>> begin Recorded data

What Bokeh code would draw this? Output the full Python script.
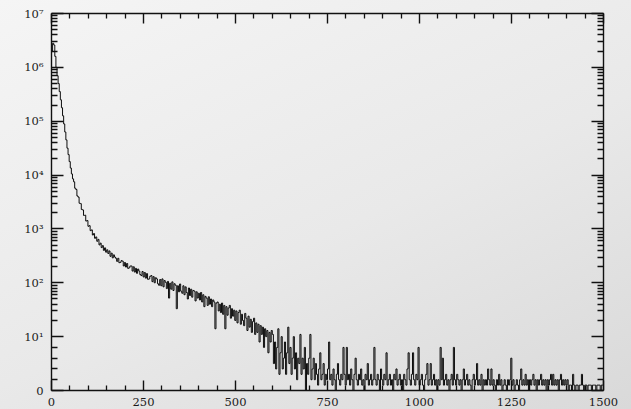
import math
from bokeh.plotting import figure
from bokeh.models import (FixedTicker, LinearAxis, ColumnDataSource, CustomJSTransform,
                          Range1d, CustomLabelingPolicy)
from bokeh.transform import transform
from bokeh.embed import file_html
from bokeh.resources import INLINE

# ---- data: histogram, 3-unit bins from 0 to 1500 (50 bins per list) ----
bin_width = 3
counts_0_150 = [2000000, 2800000, 2600000, 1600000, 1000000, 700000, 500000, 355000, 250000, 178000,
                126000, 89000, 63000, 45000, 31600, 24000, 17800, 13500, 10500, 8500,
                7500, 5700, 5400, 4100, 3900, 3000, 2950, 2300, 2250, 1780,
                1800, 1400, 1430, 1120, 1150, 930, 960, 770, 820, 670,
                710, 590, 640, 505, 545, 450, 490, 400, 445, 370]
counts_150_300 = [410, 350, 390, 310, 355, 290, 330, 300, 285, 250,
                  285, 236, 240, 258, 252, 205, 238, 196, 228, 185,
                  190, 205, 205, 165, 198, 158, 185, 150, 180, 165,
                  142, 136, 162, 128, 155, 122, 148, 116, 118, 132,
                  136, 105, 130, 100, 124, 118, 96, 90, 115, 88]
counts_300_450 = [118, 84, 110, 102, 78, 106, 52, 98, 76, 104,
                  72, 96, 90, 33, 88, 68, 95, 70, 64, 88,
                  60, 84, 66, 50, 80, 58, 76, 54, 72, 70,
                  46, 68, 52, 64, 48, 66, 44, 60, 36, 56,
                  52, 38, 55, 40, 50, 36, 48, 44, 14, 42]
counts_450_600 = [44, 30, 40, 28, 42, 26, 38, 14, 36, 25,
                  34, 38, 22, 33, 24, 31, 20, 30, 18, 28,
                  31, 17, 26, 20, 16, 27, 22, 13, 24, 15,
                  21, 12, 19, 22, 11, 18, 12, 17, 9, 16,
                  11, 15, 8, 14, 10, 13, 7, 12, 9, 13]
counts_600_750 = [11, 5, 9, 4, 8, 14, 3, 7, 10, 4,
                  6, 9, 3, 7, 15, 5, 8, 3, 6, 10,
                  4, 7, 2, 6, 5, 11, 3, 6, 4, 8,
                  0, 5, 3, 6, 11, 2, 4, 6, 2, 5,
                  3, 1, 4, 7, 2, 3, 5, 1, 3, 2]
counts_750_900 = [4, 9, 2, 3, 1, 4, 2, 0, 3, 5,
                  2, 1, 3, 2, 8, 3, 1, 8, 2, 3,
                  1, 4, 2, 0, 3, 6, 2, 1, 3, 2,
                  4, 1, 2, 0, 3, 2, 5, 1, 2, 3,
                  1, 2, 8, 2, 1, 3, 2, 0, 4, 2]
counts_900_1050 = [1, 3, 2, 7, 1, 2, 3, 1, 2, 0,
                   3, 2, 4, 1, 2, 3, 1, 2, 0, 3,
                   2, 1, 4, 7, 2, 1, 3, 7, 2, 1,
                   3, 2, 8, 1, 2, 3, 1, 0, 2, 3,
                   5, 1, 2, 5, 1, 2, 3, 1, 2, 0]
counts_1050_1200 = [2, 1, 8, 2, 6, 1, 2, 3, 1, 2,
                    0, 2, 3, 1, 8, 2, 1, 3, 2, 1,
                    2, 0, 2, 4, 1, 2, 3, 1, 2, 1,
                    0, 2, 3, 1, 2, 5, 1, 2, 1, 3,
                    0, 2, 1, 2, 1, 4, 2, 1, 4, 1]
counts_1200_1350 = [2, 1, 0, 2, 1, 3, 1, 2, 0, 1,
                    2, 1, 0, 2, 1, 2, 6, 1, 2, 0,
                    1, 2, 1, 0, 2, 4, 1, 2, 1, 3,
                    1, 2, 0, 2, 1, 2, 3, 1, 2, 0,
                    2, 1, 2, 3, 1, 2, 1, 2, 0, 2]
counts_1350_1500 = [1, 2, 3, 1, 3, 1, 2, 1, 2, 0,
                    2, 3, 1, 2, 1, 2, 1, 2, 0, 1,
                    1, 0, 3, 1, 0, 1, 1, 0, 1, 1,
                    3, 1, 0, 1, 1, 0, 1, 1, 1, 0,
                    1, 1, 1, 0, 1, 1, 1, 0, 1, 1]

sections = [counts_0_150, counts_150_300, counts_300_450, counts_450_600, counts_600_750,
            counts_750_900, counts_900_1050, counts_1050_1200, counts_1200_1350, counts_1350_1500]
for s in sections:
    assert len(s) == 50, len(s)
counts = [c for s in sections for c in s]

x_ticks = [0, 250, 500, 750, 1000, 1250, 1500]
x_minor = [v for v in range(0, 1501, 50) if v % 250 != 0]
y_decades = [0, 1, 2, 3, 4, 5, 6, 7]
y_labels = {0: "0", 1: "10\u00b9", 2: "10\u00b2", 3: "10\u00b3", 4: "10\u2074",
            5: "10\u2075", 6: "10\u2076", 7: "10\u2077"}
y_minor = [0.2, 0.4, 0.6, 0.8] + [d + math.log10(k) for d in range(1, 7) for k in range(2, 10)]

edges = [i * bin_width for i in range(len(counts))] + [len(counts) * bin_width]
src = ColumnDataSource(dict(x=edges, count=counts + [counts[-1]]))

# log scale above 10, linear between 0 and 10
logzero = CustomJSTransform(
    func="return x >= 10 ? Math.log10(x) : x / 10;",
    v_func="""
const out = new Float64Array(xs.length);
for (let i = 0; i < xs.length; i++) {
  const x = xs[i];
  out[i] = x >= 10 ? Math.log10(x) : x / 10;
}
return out;
""")

p = figure(width=631, height=409, output_backend="svg", toolbar_location=None,
           x_range=Range1d(0, 1500), y_range=Range1d(0, 7),
           min_border_left=51, min_border_right=28, min_border_top=13, min_border_bottom=19)
p.background_fill_color = None
p.border_fill_color = None
p.outline_line_color = None
p.xgrid.visible = False
p.ygrid.visible = False
p.styles = {"background": "linear-gradient(155deg, #f5f5f5 0%, #e9e9e9 55%, #d9d9d9 100%)"}

p.step(x="x", y=transform("count", logzero), source=src, mode="after",
       line_color="black", line_width=1, line_alpha=0.95)

xt = FixedTicker(ticks=x_ticks, minor_ticks=x_minor)
yt = FixedTicker(ticks=y_decades, minor_ticks=y_minor)

bottom = p.below[0]
left = p.left[0]
bottom.ticker = xt
left.ticker = yt
left.major_label_overrides = y_labels

no_labels = CustomLabelingPolicy(code="""
for (const i of indices) { indices.unset(i) }
return indices
""")
top = LinearAxis(ticker=xt, major_label_policy=no_labels, major_label_standoff=0)
right = LinearAxis(ticker=yt, major_label_policy=no_labels, major_label_standoff=0)
p.add_layout(top, "above")
p.add_layout(right, "right")

for ax in [bottom, top, left, right]:
    ax.axis_line_color = "#111111"
    ax.axis_line_width = 1.4
    ax.major_tick_line_color = "#111111"
    ax.minor_tick_line_color = "#111111"
    ax.major_tick_line_width = 1.4
    ax.minor_tick_line_width = 1.3
    ax.major_tick_out = 0
    ax.minor_tick_out = 0
    ax.major_label_text_font = "DejaVu Serif"
    ax.major_label_text_font_size = "11.5px"
    ax.major_label_text_color = "#1a1a1a"

for ax in [bottom, top]:
    ax.major_tick_in = 10
    ax.minor_tick_in = 5
for ax in [left, right]:
    ax.major_tick_in = 12
    ax.minor_tick_in = 6

bottom.major_label_standoff = 7
left.major_label_standoff = 8

open("out.html", "w").write(file_html(p, INLINE))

>> end Recorded data

• Task to complete: Write out the material above once more, exactly as it reads, with no pictures.

• Exercise solution:
What Bokeh code would draw this? Output the full Python script.
import math
from bokeh.plotting import figure
from bokeh.models import (FixedTicker, LinearAxis, ColumnDataSource, CustomJSTransform,
                          Range1d, CustomLabelingPolicy)
from bokeh.transform import transform
from bokeh.embed import file_html
from bokeh.resources import INLINE

# ---- data: histogram, 3-unit bins from 0 to 1500 (50 bins per list) ----
bin_width = 3
counts_0_150 = [2000000, 2800000, 2600000, 1600000, 1000000, 700000, 500000, 355000, 250000, 178000,
                126000, 89000, 63000, 45000, 31600, 24000, 17800, 13500, 10500, 8500,
                7500, 5700, 5400, 4100, 3900, 3000, 2950, 2300, 2250, 1780,
                1800, 1400, 1430, 1120, 1150, 930, 960, 770, 820, 670,
                710, 590, 640, 505, 545, 450, 490, 400, 445, 370]
counts_150_300 = [410, 350, 390, 310, 355, 290, 330, 300, 285, 250,
                  285, 236, 240, 258, 252, 205, 238, 196, 228, 185,
                  190, 205, 205, 165, 198, 158, 185, 150, 180, 165,
                  142, 136, 162, 128, 155, 122, 148, 116, 118, 132,
                  136, 105, 130, 100, 124, 118, 96, 90, 115, 88]
counts_300_450 = [118, 84, 110, 102, 78, 106, 52, 98, 76, 104,
                  72, 96, 90, 33, 88, 68, 95, 70, 64, 88,
                  60, 84, 66, 50, 80, 58, 76, 54, 72, 70,
                  46, 68, 52, 64, 48, 66, 44, 60, 36, 56,
                  52, 38, 55, 40, 50, 36, 48, 44, 14, 42]
counts_450_600 = [44, 30, 40, 28, 42, 26, 38, 14, 36, 25,
                  34, 38, 22, 33, 24, 31, 20, 30, 18, 28,
                  31, 17, 26, 20, 16, 27, 22, 13, 24, 15,
                  21, 12, 19, 22, 11, 18, 12, 17, 9, 16,
                  11, 15, 8, 14, 10, 13, 7, 12, 9, 13]
counts_600_750 = [11, 5, 9, 4, 8, 14, 3, 7, 10, 4,
                  6, 9, 3, 7, 15, 5, 8, 3, 6, 10,
                  4, 7, 2, 6, 5, 11, 3, 6, 4, 8,
                  0, 5, 3, 6, 11, 2, 4, 6, 2, 5,
                  3, 1, 4, 7, 2, 3, 5, 1, 3, 2]
counts_750_900 = [4, 9, 2, 3, 1, 4, 2, 0, 3, 5,
                  2, 1, 3, 2, 8, 3, 1, 8, 2, 3,
                  1, 4, 2, 0, 3, 6, 2, 1, 3, 2,
                  4, 1, 2, 0, 3, 2, 5, 1, 2, 3,
                  1, 2, 8, 2, 1, 3, 2, 0, 4, 2]
counts_900_1050 = [1, 3, 2, 7, 1, 2, 3, 1, 2, 0,
                   3, 2, 4, 1, 2, 3, 1, 2, 0, 3,
                   2, 1, 4, 7, 2, 1, 3, 7, 2, 1,
                   3, 2, 8, 1, 2, 3, 1, 0, 2, 3,
                   5, 1, 2, 5, 1, 2, 3, 1, 2, 0]
counts_1050_1200 = [2, 1, 8, 2, 6, 1, 2, 3, 1, 2,
                    0, 2, 3, 1, 8, 2, 1, 3, 2, 1,
                    2, 0, 2, 4, 1, 2, 3, 1, 2, 1,
                    0, 2, 3, 1, 2, 5, 1, 2, 1, 3,
                    0, 2, 1, 2, 1, 4, 2, 1, 4, 1]
counts_1200_1350 = [2, 1, 0, 2, 1, 3, 1, 2, 0, 1,
                    2, 1, 0, 2, 1, 2, 6, 1, 2, 0,
                    1, 2, 1, 0, 2, 4, 1, 2, 1, 3,
                    1, 2, 0, 2, 1, 2, 3, 1, 2, 0,
                    2, 1, 2, 3, 1, 2, 1, 2, 0, 2]
counts_1350_1500 = [1, 2, 3, 1, 3, 1, 2, 1, 2, 0,
                    2, 3, 1, 2, 1, 2, 1, 2, 0, 1,
                    1, 0, 3, 1, 0, 1, 1, 0, 1, 1,
                    3, 1, 0, 1, 1, 0, 1, 1, 1, 0,
                    1, 1, 1, 0, 1, 1, 1, 0, 1, 1]

sections = [counts_0_150, counts_150_300, counts_300_450, counts_450_600, counts_600_750,
            counts_750_900, counts_900_1050, counts_1050_1200, counts_1200_1350, counts_1350_1500]
for s in sections:
    assert len(s) == 50, len(s)
counts = [c for s in sections for c in s]

x_ticks = [0, 250, 500, 750, 1000, 1250, 1500]
x_minor = [v for v in range(0, 1501, 50) if v % 250 != 0]
y_decades = [0, 1, 2, 3, 4, 5, 6, 7]
y_labels = {0: "0", 1: "10\u00b9", 2: "10\u00b2", 3: "10\u00b3", 4: "10\u2074",
            5: "10\u2075", 6: "10\u2076", 7: "10\u2077"}
y_minor = [0.2, 0.4, 0.6, 0.8] + [d + math.log10(k) for d in range(1, 7) for k in range(2, 10)]

edges = [i * bin_width for i in range(len(counts))] + [len(counts) * bin_width]
src = ColumnDataSource(dict(x=edges, count=counts + [counts[-1]]))

# log scale above 10, linear between 0 and 10
logzero = CustomJSTransform(
    func="return x >= 10 ? Math.log10(x) : x / 10;",
    v_func="""
const out = new Float64Array(xs.length);
for (let i = 0; i < xs.length; i++) {
  const x = xs[i];
  out[i] = x >= 10 ? Math.log10(x) : x / 10;
}
return out;
""")

p = figure(width=631, height=409, output_backend="svg", toolbar_location=None,
           x_range=Range1d(0, 1500), y_range=Range1d(0, 7),
           min_border_left=51, min_border_right=28, min_border_top=13, min_border_bottom=19)
p.background_fill_color = None
p.border_fill_color = None
p.outline_line_color = None
p.xgrid.visible = False
p.ygrid.visible = False
p.styles = {"background": "linear-gradient(155deg, #f5f5f5 0%, #e9e9e9 55%, #d9d9d9 100%)"}

p.step(x="x", y=transform("count", logzero), source=src, mode="after",
       line_color="black", line_width=1, line_alpha=0.95)

xt = FixedTicker(ticks=x_ticks, minor_ticks=x_minor)
yt = FixedTicker(ticks=y_decades, minor_ticks=y_minor)

bottom = p.below[0]
left = p.left[0]
bottom.ticker = xt
left.ticker = yt
left.major_label_overrides = y_labels

no_labels = CustomLabelingPolicy(code="""
for (const i of indices) { indices.unset(i) }
return indices
""")
top = LinearAxis(ticker=xt, major_label_policy=no_labels, major_label_standoff=0)
right = LinearAxis(ticker=yt, major_label_policy=no_labels, major_label_standoff=0)
p.add_layout(top, "above")
p.add_layout(right, "right")

for ax in [bottom, top, left, right]:
    ax.axis_line_color = "#111111"
    ax.axis_line_width = 1.4
    ax.major_tick_line_color = "#111111"
    ax.minor_tick_line_color = "#111111"
    ax.major_tick_line_width = 1.4
    ax.minor_tick_line_width = 1.3
    ax.major_tick_out = 0
    ax.minor_tick_out = 0
    ax.major_label_text_font = "DejaVu Serif"
    ax.major_label_text_font_size = "11.5px"
    ax.major_label_text_color = "#1a1a1a"

for ax in [bottom, top]:
    ax.major_tick_in = 10
    ax.minor_tick_in = 5
for ax in [left, right]:
    ax.major_tick_in = 12
    ax.minor_tick_in = 6

bottom.major_label_standoff = 7
left.major_label_standoff = 8

open("out.html", "w").write(file_html(p, INLINE))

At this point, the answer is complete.